Barclay’s bank reports data breach
Barclays, Britain’s second-largest bank by assets, has spoken with regulators, customers and British authorities about what appears to be a criminal leak of customer account information. A Barclays probe into the leak suggests the data is from 2008 or earlier and is linked to a financial planning unit that was shut in 2011, a company spokeswoman said in an e-mailed statement. As many as 27,000 customer files containing personal and financial information were taken, the Mail on Sunday reported Sunday, citing an unidentified whistleblower.
Factory owners surrender to police
A husband and wife whose factory in Bangladesh was consumed by fire in 2012, a disaster that killed 112 employees, surrendered to the police in Dhaka, the capital. In December, the police filed charges of culpable homicide against the owner of the Tazreen factory, Delowar Hossain; his wife, Mahmuda Akther, and 11 associates, including the factory’s manager and an engineer.
Tokyo elects ruling-party governor
Yoichi Masuzoe, a former health minister backed by Japan’s ruling party, won Tokyo’s gubernatorial election, defeating two candidates who had promised to end nuclear power. Masuzoe, 65, with his supporters shouting “Banzai,” promised to make Tokyo “the No. 1 city in the world.” The ballot was widely seen as a test for Japan’s public opinion on atomic power after the Fukushima nuclear disaster.

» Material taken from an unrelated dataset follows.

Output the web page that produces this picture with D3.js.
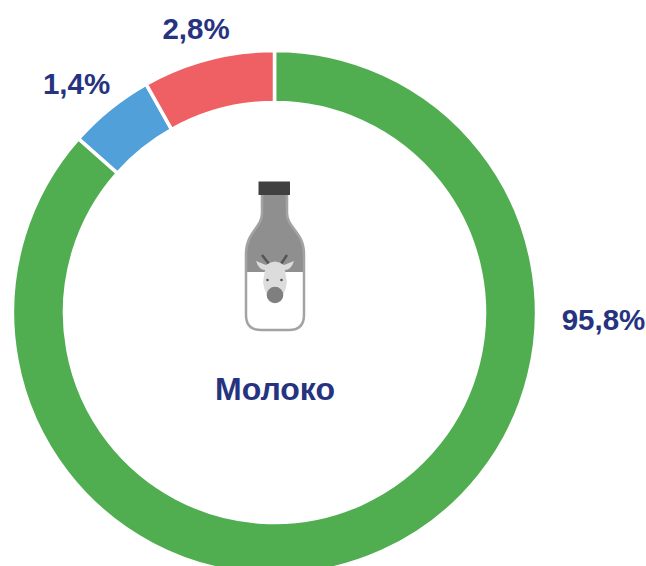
<!DOCTYPE html>
<html>
<head>
<meta charset="utf-8">
<script src="https://cdn.jsdelivr.net/npm/d3@7"></script>
<style>
html,body{margin:0;padding:0;background:#fff;overflow:hidden}
text{font-family:"Liberation Sans",Arial,sans-serif;font-weight:bold;fill:#26337f}
</style>
</head>
<body>
<script>
// slices go clockwise from 12 o'clock
const categories = ["green", "blue", "red"];
// arc shares as measured on the picture (the printed labels are not to scale)
const arcShares = [86.55, 5.3, 8.15];
const labels = ["95,8%", "1,4%", "2,8%"];
const title = "Молоко";

const w = 646;
const h = 566;
const cx = 274.5;
const cy = 312.5;
const outerR = 262;
const innerR = 210;

const colors = d3.scaleOrdinal()
  .domain(categories)
  .range(["#50ae50", "#52a0d9", "#ee6063"]);

// label anchors, relative to the ring centre
const labelPos = [[329, 17.5], [-198, -218.5], [-78.5, -273.5]];

const svg = d3.select("body")
  .append("svg")
  .attr("width", w)
  .attr("height", h)
  .style("display", "block");

const ring = svg.append("g")
  .attr("transform", "translate(" + cx + "," + cy + ")");

const pie = d3.pie().sort(null);
const arc = d3.arc().innerRadius(innerR).outerRadius(outerR);

ring.selectAll("path")
  .data(pie(arcShares))
  .enter()
  .append("path")
  .attr("d", arc)
  .attr("fill", function(d, i){
    return colors(categories[i]);
  })
  .attr("stroke", "#fff")
  .attr("stroke-width", 3.5);

ring.selectAll("text.pct")
  .data(labels)
  .enter()
  .append("text")
  .attr("class", "pct")
  .attr("x", function(d, i){ return labelPos[i][0]; })
  .attr("y", function(d, i){ return labelPos[i][1]; })
  .attr("text-anchor", "middle")
  .attr("font-size", 29.5)
  .text(function(d){ return d; });

svg.append("text")
  .attr("x", 275)
  .attr("y", 400)
  .attr("text-anchor", "middle")
  .attr("font-size", 32)
  .text(title);

// bottle icon, slightly soft like the source image
svg.append("defs").append("filter").attr("id", "soft")
  .append("feGaussianBlur").attr("stdDeviation", 0.5);

const icon = svg.append("g")
  .attr("transform", "translate(225,170)")
  .attr("filter", "url(#soft)");
const bottle = "M37,22 L62,22 L62,43 C62,58 79,62 79,84 L79,145 Q79,160 64,160 L36,160 Q21,160 21,145 L21,84 C21,62 37,58 37,43 Z";
icon.append("path").attr("d", bottle).attr("fill", "#fff");
icon.append("path")
  .attr("d", "M37,22 L62,22 L62,43 C62,58 79,62 79,84 L79,102 L21,102 L21,84 C21,62 37,58 37,43 Z")
  .attr("fill", "#8f8f8f");
icon.append("path").attr("d", bottle).attr("fill", "none").attr("stroke", "#a3a3a3").attr("stroke-width", 2.5);
icon.append("rect").attr("x", 33.5).attr("y", 11.5).attr("width", 31.5).attr("height", 13.5).attr("fill", "#414141");
// cow head
icon.append("path").attr("d", "M44,94 L37,85 M56,94 L62,85").attr("stroke", "#555").attr("stroke-width", 2.5).attr("fill", "none");
icon.append("path")
  .attr("d", "M31,91 L41,95 Q50,88 59,95 L69,91 Q66,100 60,100 L62,112 Q60,127 50,133 Q40,127 38,112 L40,100 Q34,100 31,91 Z")
  .attr("fill", "#dcdcdc");
icon.append("circle").attr("cx", 50).attr("cy", 125).attr("r", 8.3).attr("fill", "#7f7f7f");
icon.append("circle").attr("cx", 42.5).attr("cy", 110).attr("r", 1.3).attr("fill", "#555");
icon.append("circle").attr("cx", 56.5).attr("cy", 110).attr("r", 1.3).attr("fill", "#555");
</script>
</body>
</html>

AOL reverses benefits change
Tim Armstrong, the chief executive of AOL, did an about-face, reversing an unpopular change in the media company’s employee benefits program and apologizing for publicly singling out two families’ health care issues as a cause of those changes. AOL had switched its matching payments to one lump sum at year-end instead of throughout the year. The change would have disadvantaged AOL employees, especially those who left the company before Dec. 31.